I just ran into a problem caused by cherry picking within VS2019 which caused me to have to blow away and recreate both my local and github repositories. No big deal as the code was reasonably stable and I'm not co-developing it with anyone.

But I'd like to know what I did wrong so I don't do it again.

I had two branches in the repository, master and dev. I had made one particular change in dev which I wanted to propagate back to master. So, following some directions I found online, I made master the active branch, right-clicked the dev branch and selected Cherry Pick. Thinking that I would be presented with a history list of commits on dev from which I would pick the one I wanted (which was the most recent one).

Only...nothing appeared to happen. Nothing showed up under Changes.

So, thinking I'd messed up somehow, I followed a different set of directions and brought up dev's history while still leaving master as the active branch. From within the history I right-clicked the commit I wanted and selected Cherry Pick.

Still nothing seemed to happen. But I noticed the code change (it was in one place in one file) >>had<< appeared in the master (active) branch.

But when I tried to sync the local repository to github I was told there was an error involving some inconsistency between github and the local repsitory (apologies, I didn't think to copy the error messages down).
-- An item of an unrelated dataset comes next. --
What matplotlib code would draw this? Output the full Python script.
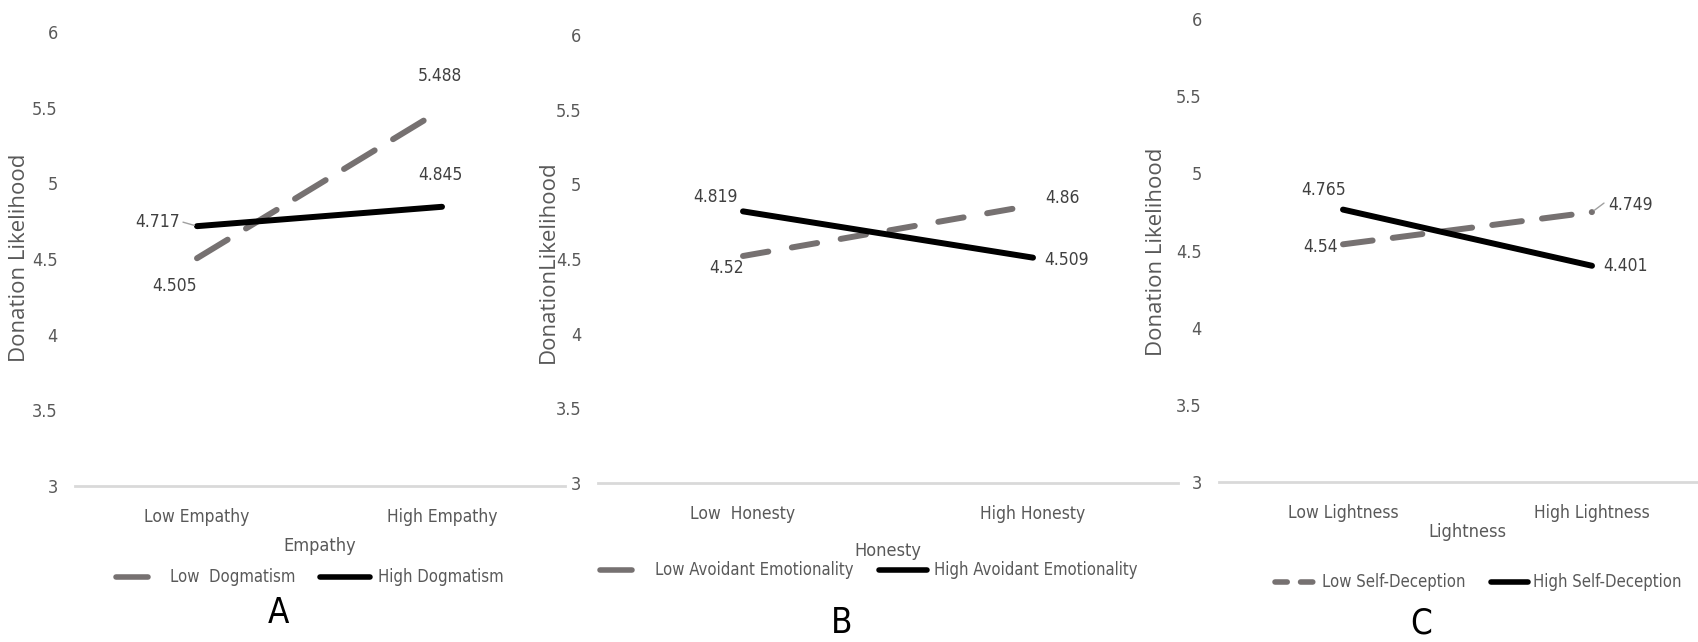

Things spiraled out of control from there (I think I tried pulling changes from github to cure the inconsistency and then ended up with another error about the local repository head being behind the github repository head or something like that).

If this poor description provides enough clues as to how I messed up, and what I should've done, I'd appreciate the info.


Solution

  • Using command-line in this case would have been safer, with git cherry-pick.

    A git reflog would also have helped recover the situation, but allowing you to reset to an older commit (before those operations)

    As illustrated here (with Visual Studio 2019), look for conflict resolution when cherry-picking, or it would be "stuck" in an intermediate state that Visual Studio does not identify well.